Thank you for your interest in this admittedly tangential discussion. I think I’ve strayed a little bit away from limerence and into general psychology. I’m trying to understand my own blind spots and weaknesses in interpersonal relationships, actually. 😛

The angle from which I’m trying to approach the whole personality thing, which probably isn’t very clear, is … emotional rapport. I realise I’m not as good with people as I sometimes think. People don’t automatically see my good intentions – there’s a communication breakdown somewhere. I’m not good at validating people’s feelings, which is different from agreeing with people’s opinions. End result: I often feel a strong sense of connection with others, but others don’t feel the same strong sense of connection with me. Other people might assume I’m laughing AT them and not WITH them.

In short, as a matter of course, I’m not giving other people what they need…

I realise when people come to me with their emotions, they often walk away feeling unsatisfied or unheard or dismissed. My responses to other people’s pain can seem unhelpful in the best of times, even cold, despite my best attempts to find the right words or offer wise counsel.

For example, the other day, on this very forum, you said something to someone, and I noticed what you said actually helped matters. What you said made the other person FEEL BETTER. What you said provided comfort to someone who was looking for comfort. You said the right thing at the right time. You spoke “a word in season” to “the weary” (Isaiah 50:4). I don’t know if that’s some gift you’ve acquired as a result of being a father? But you did something I couldn’t do, and I admire that and I envy that. It’s hard for me to switch from “logical brain” to “emotional support brain”.

I tend to miss emotional cues in conversations. I miss the cue that says: “It’s time to stop kidding around. Jokes are great, but now it’s time to be serious.” I want to stay in sarcastic, jocular mode long after the conversation has moved into bleaker terrain. I don’t want to give up childish things, to borrow your Biblical quote. 😛

As an INTJ, historically, I’ve been tempted to throw up my hands in dismay at friendships involving “drama”. Now I see that maybe said drama wasn’t something I needed to walk away from per se. In certain situations, all the other person wanted was for their feelings to be acknowledged as real. I didn’t need to come up with any brilliant solutions to the problems presented to me. I just needed to listen, show some sympathy, etc, let both parties be human beings.

There are a lot of INFJ/Ps on this board. This is what INFJ/Ps do well – listening to people talk about their feelings, without snickering, or clowning around inappropriately. INF- types do have a sense of humour, but that sense of humour seems to be very well integrated with their empathy circuits, so it’s rarely jarring. Jaideux, for example, has been wonderful. Her comments always make me feel better. Allie has been wonderful. Marcia has been wonderful.

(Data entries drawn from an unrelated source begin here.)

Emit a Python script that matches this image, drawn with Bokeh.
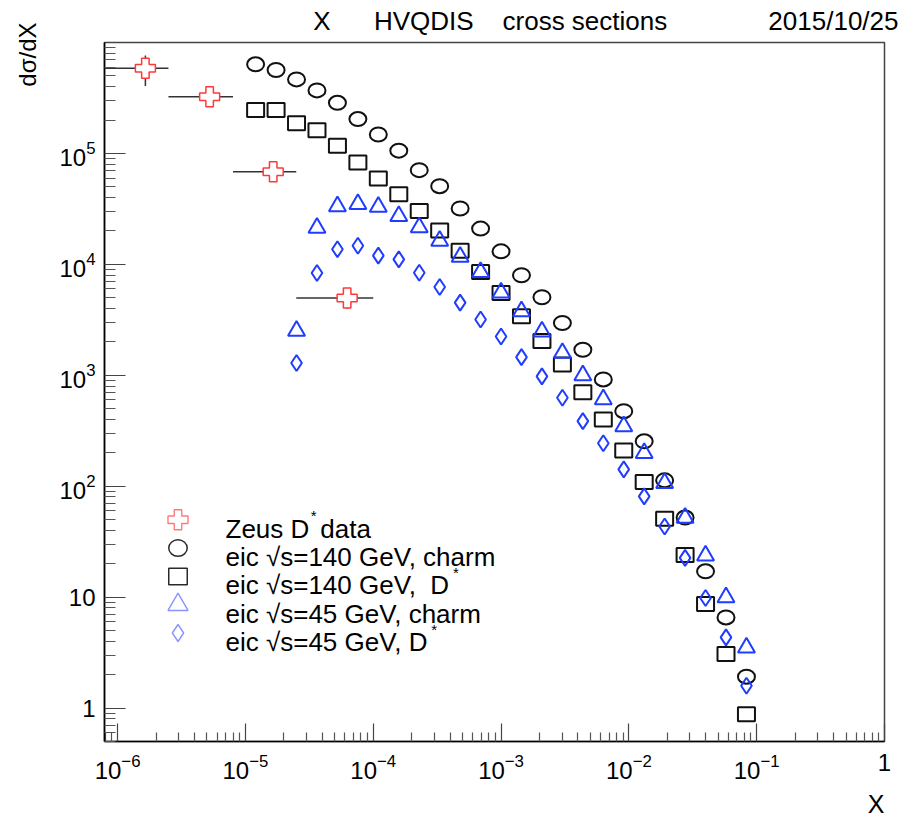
import math

from bokeh.plotting import figure
from bokeh.models import (Range1d, FixedTicker, LogTickFormatter, Label, Title,
                          ColumnDataSource)
from bokeh.embed import file_html
from bokeh.resources import INLINE

# ---------------------------------------------------------------- data
# log-spaced bin centres in X (25 bins between 1e-5 and 1e-1)
x_bins = [1.202e-5, 1.738e-5, 2.512e-5, 3.631e-5, 5.248e-5, 7.586e-5,
          1.096e-4, 1.585e-4, 2.291e-4, 3.311e-4, 4.786e-4, 6.918e-4,
          1.000e-3, 1.445e-3, 2.089e-3, 3.020e-3, 4.365e-3, 6.310e-3,
          9.120e-3, 1.318e-2, 1.905e-2, 2.754e-2, 3.981e-2, 5.754e-2,
          8.318e-2]

# eic sqrt(s)=140 GeV
charm_140 = [6.36e5, 5.65e5, 4.65e5, 3.70e5, 2.86e5, 2.04e5, 1.48e5, 1.06e5,
             7.07e4, 5.07e4, 3.19e4, 2.10e4, 1.31e4, 7.98e3, 5.05e3, 2.96e3,
             1.70e3, 918.0, 475.0, 254.0, 113.0, 52.2, 17.1, 6.57, 1.92]
dstar_140 = [2.46e5, 2.46e5, 1.87e5, 1.62e5, 1.17e5, 8.30e4, 5.95e4, 4.29e4,
             3.03e4, 2.02e4, 1.33e4, 8.54e3, 5.52e3, 3.40e3, 2.04e3, 1.25e3,
             705.0, 400.0, 210.0, 109.0, 50.8, 24.0, 8.68, 3.07, 0.88]

# eic sqrt(s)=45 GeV (kinematically starts at the third bin)
x_bins_45 = x_bins[2:]
charm_45 = [2.52e3, 2.13e4, 3.34e4, 3.49e4, 3.30e4, 2.72e4, 2.16e4, 1.63e4,
            1.17e4, 8.54e3, 5.56e3, 3.78e3, 2.48e3, 1.59e3, 998.0, 606.0,
            346.0, 199.0, 107.0, 51.9, 23.7, 9.96, 3.52]
dstar_45 = [1.29e3, 8.36e3, 1.37e4, 1.47e4, 1.20e4, 1.11e4, 8.40e3, 6.25e3,
            4.52e3, 3.18e3, 2.24e3, 1.46e3, 977.0, 628.0, 386.0, 244.0,
            142.0, 81.1, 43.3, 22.6, 9.84, 4.34, 1.59]

# ZEUS D* measurement: bin edges, bin centre, value, error
zeus_lo = [8.0e-7, 2.5e-6, 8.0e-6, 2.5e-5]
zeus_hi = [2.5e-6, 8.0e-6, 2.5e-5, 1.0e-4]
zeus_x = [1.65e-6, 5.25e-6, 1.65e-5, 6.25e-5]
zeus_y = [5.85e5, 3.24e5, 6.82e4, 4.98e3]
zeus_err = [1.8e5, 2.5e4, 5.0e3, 1.0e3]

# axis ticks
x_ticks = [1e-6, 1e-5, 1e-4, 1e-3, 1e-2, 1e-1, 1.0]
y_ticks = [1.0, 10.0, 1e2, 1e3, 1e4, 1e5]

NB = "\u00a0"
title_text = ("X" + NB * 6 + "HVQDIS" + NB * 4 + "cross" + NB + "sections"
              + NB * 14 + "2015/10/25")
legend_labels = [("Zeus D", "*", " data"),
                 ("eic \u221as=140 GeV, charm", "", ""),
                 ("eic \u221as=140 GeV," + NB + " D", "*", ""),
                 ("eic \u221as=45 GeV, charm", "", ""),
                 ("eic \u221as=45 GeV, D", "*", "")]

# ---------------------------------------------------------------- layout
W, H = 902, 826
LEFT, RIGHT, TOP, BOTTOM = 104, 884, 42, 741
X_MIN, X_MAX = 7.9e-7, 1.0
Y_MIN, Y_MAX = 0.5, 1.0e6
FONT = "Liberation Sans"

BLACK = "#111111"
BLUE = "#1f3cff"
RED = "#ff3838"

p = figure(width=W, height=H, x_axis_type="log", y_axis_type="log",
           x_range=Range1d(X_MIN, X_MAX), y_range=Range1d(Y_MIN, Y_MAX),
           output_backend="svg", toolbar_location=None,
           min_border_left=LEFT, min_border_right=W - RIGHT,
           min_border_top=TOP, min_border_bottom=H - BOTTOM)
p.xgrid.visible = False
p.ygrid.visible = False
p.outline_line_color = "#444444"
p.outline_line_width = 1.5
p.background_fill_color = "white"
p.border_fill_color = "white"


def decade_minors(lo, hi):
    out = []
    for e in range(int(math.floor(math.log10(lo))), int(math.ceil(math.log10(hi))) + 1):
        for m in range(2, 10):
            v = m * 10.0 ** e
            if lo <= v <= hi:
                out.append(v)
    return out


p.xaxis.ticker = FixedTicker(ticks=x_ticks, minor_ticks=decade_minors(X_MIN, X_MAX))
p.yaxis.ticker = FixedTicker(ticks=y_ticks, minor_ticks=decade_minors(Y_MIN, Y_MAX))
p.xaxis.formatter = LogTickFormatter()
p.yaxis.formatter = LogTickFormatter(min_exponent=1)
p.xaxis.major_label_overrides = {1.0: "1"}
p.yaxis.major_label_overrides = {1.0: "1", 10.0: "10"}
for ax in (p.xaxis[0], p.yaxis[0]):
    ax.axis_line_color = "black"
    ax.axis_line_width = 1.6
    ax.major_tick_out = 0
    ax.minor_tick_out = 0
    ax.major_tick_line_color = "#444444"
    ax.minor_tick_line_color = "#555555"
    ax.major_tick_line_width = 1.2
    ax.minor_tick_line_width = 1.2
    ax.major_label_text_font = FONT
    ax.major_label_text_font_size = "24px"
    ax.major_label_text_color = "black"
p.xaxis.major_tick_in = 18
p.xaxis.minor_tick_in = 9
p.yaxis.major_tick_in = 21
p.yaxis.minor_tick_in = 11
p.xaxis.major_label_standoff = 12
p.yaxis.major_label_standoff = 9

# titles: top line, x name (bottom right), y name (top left)
p.add_layout(Title(text=title_text, align="right", offset=-14, standoff=9,
                   vertical_align="top",
                   text_font=FONT, text_font_size="26px",
                   text_font_style="normal", text_color="black"), "above")
p.add_layout(Title(text="X", align="right", offset=0, standoff=13,
                   text_font=FONT, text_font_size="25px",
                   text_font_style="normal", text_color="black"), "below")
p.add_layout(Title(text="d\u03c3/dX", align="right", offset=-20, standoff=27,
                   vertical_align="top",
                   text_font=FONT, text_font_size="24px",
                   text_font_style="normal", text_color="black"), "left")

# ---------------------------------------------------------------- series
src140 = ColumnDataSource(dict(x=x_bins, charm=charm_140, dstar=dstar_140))
src45 = ColumnDataSource(dict(x=x_bins_45, charm=charm_45, dstar=dstar_45))

p.ellipse(x="x", y="charm", width=17, height=14, width_units="screen",
          height_units="screen", source=src140, fill_color=None,
          line_color=BLACK, line_width=2)
p.rect(x="x", y="dstar", width=17, height=14, width_units="screen",
       height_units="screen", source=src140, fill_color=None,
       line_color=BLACK, line_width=2)
p.scatter(x="x", y="charm", marker="triangle", size=17, source=src45,
          fill_color=None, line_color=BLUE, line_width=2)
p.scatter(x="x", y="dstar", marker="diamond", size=16, source=src45,
          fill_color=None, line_color=BLUE, line_width=2)

# ZEUS points with error bars
p.segment(x0=zeus_lo, y0=zeus_y, x1=zeus_hi, y1=zeus_y,
          line_color="#333333", line_width=1.5)
p.segment(x0=zeus_x, y0=[y - e for y, e in zip(zeus_y, zeus_err)],
          x1=zeus_x, y1=[y + e for y, e in zip(zeus_y, zeus_err)],
          line_color="#333333", line_width=1.5)
p.scatter(x=zeus_x, y=zeus_y, marker="plus", size=20, fill_color="white",
          line_color=RED, line_width=1.5)


# ---------------------------------------------------------------- legend
def canvas_label(text, cx, cy, size, align="left", color="black"):
    p.add_layout(Label(x=cx - LEFT, y=BOTTOM - cy, x_units="screen",
                       y_units="screen", text=text, text_font=FONT,
                       text_font_size=f"{size}px", text_align=align,
                       text_baseline="alphabetic", text_color=color))


def canvas_to_data(cx, cy):
    lx0, lx1 = math.log10(X_MIN), math.log10(X_MAX)
    ly0, ly1 = math.log10(Y_MIN), math.log10(Y_MAX)
    fx = (cx - LEFT) / (RIGHT - LEFT)
    fy = (BOTTOM - cy) / (BOTTOM - TOP)
    return 10 ** (lx0 + fx * (lx1 - lx0)), 10 ** (ly0 + fy * (ly1 - ly0))


ROW0, ROW_STEP = 519.3, 28.3
SW_X = 177.5
TXT_X = 225
TXT_SIZE = 26
# Liberation Sans advance widths (per em) for the characters before a superscript
ADV = {"Z": 0.611, "e": 0.556, "u": 0.556, "s": 0.5, " ": 0.278, NB: 0.278,
       "D": 0.722, "i": 0.222, "c": 0.5, "\u221a": 0.549, "=": 0.584,
       "1": 0.556, "4": 0.556, "0": 0.556, "5": 0.556, "G": 0.778,
       "V": 0.667, ",": 0.278}


def text_width(s, size):
    return sum(ADV.get(ch, 0.556) for ch in s) * size


rows = [canvas_to_data(SW_X, ROW0 + k * ROW_STEP) for k in range(5)]

p.scatter(x=[rows[0][0]], y=[rows[0][1]], marker="plus", size=20,
          fill_color="white", line_color="#ff7b7b", line_width=1.4)
p.ellipse(x=[rows[1][0]], y=[rows[1][1]], width=18.5, height=16.5,
          width_units="screen", height_units="screen", fill_color=None,
          line_color="#2a2a2a", line_width=1.5)
p.rect(x=[rows[2][0]], y=[rows[2][1]], width=18.5, height=16.5,
       width_units="screen", height_units="screen", fill_color=None,
       line_color="#2a2a2a", line_width=1.5)
p.scatter(x=[rows[3][0]], y=[rows[3][1]], marker="triangle", size=20,
          fill_color=None, line_color="#8a94ff", line_width=1.4)
p.scatter(x=[rows[4][0]], y=[rows[4][1]], marker="diamond", size=17,
          fill_color=None, line_color="#8a94ff", line_width=1.4)

for k, (main, sup, tail) in enumerate(legend_labels):
    base_y = ROW0 + k * ROW_STEP + 9.0
    canvas_label(main, TXT_X, base_y, TXT_SIZE)
    if sup:
        sx = TXT_X + text_width(main, TXT_SIZE) + 1.5
        canvas_label(sup, sx, base_y - 13, 15)
        if tail:
            canvas_label(tail, sx + 9.5, base_y, TXT_SIZE)

with open("out.html", "w", encoding="utf-8") as fh:
    fh.write(file_html(p, INLINE))
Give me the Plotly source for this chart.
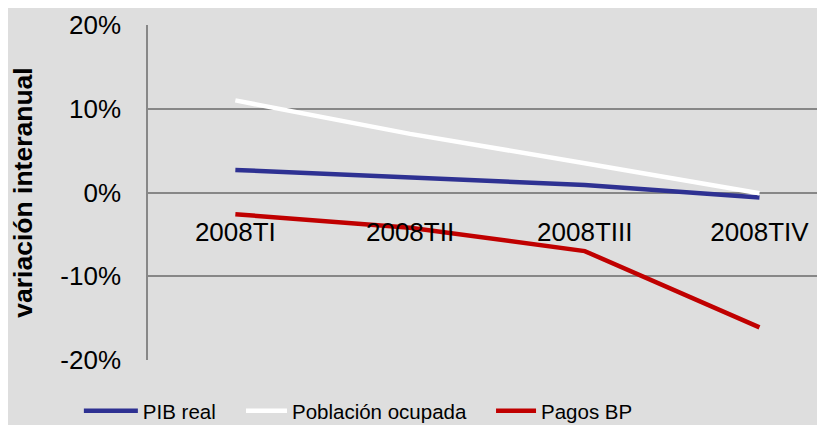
import plotly.graph_objects as go

categories = ["2008TI", "2008TII", "2008TIII", "2008TIV"]
pib_real = [2.7, 1.8, 0.9, -0.6]
poblacion_ocupada = [11.0, 7.0, 3.5, -0.1]
pagos_bp = [-2.6, -4.2, -7.0, -16.1]
y_ticks = [-20, -10, 0, 10, 20]
y_ticklabels = ["-20%", "-10%", "0%", "10%", "20%"]

BG = "#dedede"
GRID = "#878787"

fig = go.Figure()
series = [
    ("PIB real", pib_real, "#2e3192", "legend"),
    ("Población ocupada", poblacion_ocupada, "#ffffff", "legend2"),
    ("Pagos BP", pagos_bp, "#c00000", "legend3"),
]
for name, vals, col, lg in series:
    fig.add_trace(go.Scatter(x=categories, y=vals, name=name, mode="lines",
                             line=dict(color=col, width=4.5), legend=lg))

def leg(x, iw):
    return dict(orientation="h", xref="container", yref="container",
                x=x, xanchor="left", y=0.0518, yanchor="middle",
                font=dict(size=20.5), bgcolor="rgba(0,0,0,0)", itemwidth=iw)

fig.update_layout(
    template="none",
    width=825, height=425,
    margin=dict(l=140, r=8, t=17, b=73),
    paper_bgcolor=BG, plot_bgcolor=BG,
    font=dict(family="Liberation Sans, Arial, sans-serif", color="#000000"),
    showlegend=True,
    legend=leg(0.0859, 54),
    legend2=leg(0.2824, 41),
    legend3=leg(0.5855, 40),
    xaxis=dict(type="category", categoryorder="array", categoryarray=categories,
               range=[-0.5, 3.375], anchor="free", position=0.5, automargin=False,
               showgrid=False, showline=False, zeroline=False,
               ticks="outside", ticklen=16, tickcolor="rgba(0,0,0,0)",
               tickfont=dict(size=26)),
    yaxis=dict(range=[-20, 20], tickvals=y_ticks, ticktext=y_ticklabels, automargin=False,
               showgrid=True, gridcolor=GRID, gridwidth=1.5,
               zeroline=True, zerolinecolor=GRID, zerolinewidth=1.5,
               showline=True, linecolor=GRID, linewidth=1.5,
               ticks="outside", ticklen=20, tickcolor="rgba(0,0,0,0)",
               tickfont=dict(size=26),
               title=dict(text="<b>variación interanual</b>", font=dict(size=26.5), standoff=24)),
)

fig.write_html("out.html")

Basically, what I’m saying is, when I give people in my life purely logical responses to their emotional petitions, I end up offending said people, and then wondering why said people are offended. I kind of understand what’s going on now. I.e. people aren’t always looking for logical answers. If I can learn to let others share their feelings with me, then mutual connection will come about naturally.

There is just something powerful about emotional connection by itself. I always thought I had to give more than emotional connection to be “of value” to my friends. I thought I had to fix people. Giving less might be the key to success in relationships for me. I need to stop resisting other people’s energy fields. Marcia, for example, “leans in” to people, but she doesn’t stop being herself. I feel like I can be myself around her because she is so much herself. She shows me that connection doesn’t mean losing/hiding oneself.